If only Mank could see himself. What he gets right in Citizen Kane is how lonely Hearst was as a boy. That wasn’t hard. Mank’s lonely too. When you’re hurt as a child and can’t let anyone in, loneliness becomes yet another self-imposed “safe” retreat.
Sara pleads: “Please be mindful of those who care about you most,” but he can’t. Even when he wins an Oscar in 1942 for the Best Original Screenplay, it doesn’t matter: “I seem to have become a rat in a trap of his own construction, a trap I regularly repair when there seems to be danger of an opening that will enable me to escape.”
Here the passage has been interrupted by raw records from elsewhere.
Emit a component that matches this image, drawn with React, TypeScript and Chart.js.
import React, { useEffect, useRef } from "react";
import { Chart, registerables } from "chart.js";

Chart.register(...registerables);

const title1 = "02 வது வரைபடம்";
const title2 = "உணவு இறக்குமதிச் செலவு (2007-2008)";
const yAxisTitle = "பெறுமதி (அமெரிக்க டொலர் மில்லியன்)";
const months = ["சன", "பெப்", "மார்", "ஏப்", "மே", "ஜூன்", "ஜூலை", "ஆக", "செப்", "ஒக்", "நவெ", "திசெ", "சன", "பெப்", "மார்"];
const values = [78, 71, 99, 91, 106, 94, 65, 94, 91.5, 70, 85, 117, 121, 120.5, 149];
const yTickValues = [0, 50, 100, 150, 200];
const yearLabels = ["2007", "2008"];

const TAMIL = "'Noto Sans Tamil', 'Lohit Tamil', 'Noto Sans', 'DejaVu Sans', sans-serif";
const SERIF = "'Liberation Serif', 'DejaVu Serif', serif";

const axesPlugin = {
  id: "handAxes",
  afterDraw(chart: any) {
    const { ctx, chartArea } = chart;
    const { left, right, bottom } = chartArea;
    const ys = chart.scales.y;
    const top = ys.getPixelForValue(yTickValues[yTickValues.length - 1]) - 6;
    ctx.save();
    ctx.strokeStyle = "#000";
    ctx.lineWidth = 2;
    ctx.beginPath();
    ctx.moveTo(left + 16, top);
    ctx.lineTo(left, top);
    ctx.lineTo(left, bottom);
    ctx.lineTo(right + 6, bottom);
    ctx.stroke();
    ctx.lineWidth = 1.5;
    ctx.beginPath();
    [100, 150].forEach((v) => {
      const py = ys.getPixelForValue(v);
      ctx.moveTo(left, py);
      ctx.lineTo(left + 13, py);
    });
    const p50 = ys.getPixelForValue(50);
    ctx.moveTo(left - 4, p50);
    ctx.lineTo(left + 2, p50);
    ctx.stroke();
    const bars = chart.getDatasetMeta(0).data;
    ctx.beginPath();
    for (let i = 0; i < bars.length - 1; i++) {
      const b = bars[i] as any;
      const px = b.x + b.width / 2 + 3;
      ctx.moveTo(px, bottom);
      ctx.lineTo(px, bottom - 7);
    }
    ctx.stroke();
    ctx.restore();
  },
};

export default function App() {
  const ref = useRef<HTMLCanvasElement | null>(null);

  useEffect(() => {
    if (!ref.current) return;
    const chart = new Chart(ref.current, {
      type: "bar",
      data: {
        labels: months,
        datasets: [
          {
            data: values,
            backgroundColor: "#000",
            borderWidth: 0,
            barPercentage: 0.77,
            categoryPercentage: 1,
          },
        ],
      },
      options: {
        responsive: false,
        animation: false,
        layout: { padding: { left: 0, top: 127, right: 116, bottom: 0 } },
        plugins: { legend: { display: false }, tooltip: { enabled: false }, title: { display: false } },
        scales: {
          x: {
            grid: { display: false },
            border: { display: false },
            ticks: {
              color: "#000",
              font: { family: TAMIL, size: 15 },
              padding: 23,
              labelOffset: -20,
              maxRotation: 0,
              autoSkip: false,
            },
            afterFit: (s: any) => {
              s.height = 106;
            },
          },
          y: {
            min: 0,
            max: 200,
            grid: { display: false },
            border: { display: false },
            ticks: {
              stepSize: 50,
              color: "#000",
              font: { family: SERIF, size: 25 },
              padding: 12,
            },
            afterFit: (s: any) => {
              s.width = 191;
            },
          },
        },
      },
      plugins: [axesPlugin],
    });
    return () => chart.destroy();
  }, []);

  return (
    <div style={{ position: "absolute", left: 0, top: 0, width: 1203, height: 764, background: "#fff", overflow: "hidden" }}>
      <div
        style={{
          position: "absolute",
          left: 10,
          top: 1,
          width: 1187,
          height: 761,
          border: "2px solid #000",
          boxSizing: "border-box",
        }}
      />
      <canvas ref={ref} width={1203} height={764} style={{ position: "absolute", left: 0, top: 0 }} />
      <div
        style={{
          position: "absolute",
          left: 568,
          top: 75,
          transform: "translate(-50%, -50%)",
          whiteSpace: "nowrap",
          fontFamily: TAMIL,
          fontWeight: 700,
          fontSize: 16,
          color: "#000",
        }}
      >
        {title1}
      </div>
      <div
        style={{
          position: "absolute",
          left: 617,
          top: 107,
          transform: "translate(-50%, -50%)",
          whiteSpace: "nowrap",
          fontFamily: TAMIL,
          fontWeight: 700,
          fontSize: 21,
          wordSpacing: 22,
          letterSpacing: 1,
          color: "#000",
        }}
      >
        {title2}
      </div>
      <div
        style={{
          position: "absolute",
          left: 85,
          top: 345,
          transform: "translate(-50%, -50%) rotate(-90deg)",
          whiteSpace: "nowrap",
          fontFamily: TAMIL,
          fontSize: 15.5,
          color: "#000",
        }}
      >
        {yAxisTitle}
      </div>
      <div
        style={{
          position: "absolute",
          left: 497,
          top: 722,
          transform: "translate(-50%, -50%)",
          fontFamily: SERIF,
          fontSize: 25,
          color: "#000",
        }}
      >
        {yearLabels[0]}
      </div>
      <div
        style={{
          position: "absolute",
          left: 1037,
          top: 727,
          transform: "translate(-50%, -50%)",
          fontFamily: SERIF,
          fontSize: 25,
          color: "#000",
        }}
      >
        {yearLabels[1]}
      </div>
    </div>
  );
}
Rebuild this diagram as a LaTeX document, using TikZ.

Mank drinks himself to death soon after his Oscar, never to write or work in Hollywood again. That’s one form childhood trauma can take. It’s the tragedy of a talented man.
Love might have helped him if he’d let it. Success too, if he could see he had any worth.
But the scars of his father’s belittling ate away at him over the years, never allowing Mank to feel he was any good at all. It was too scary to leave that trap of his beloved drinking, his “perfect” retreat from self-hate: a safe refuge to blur out all of his fears.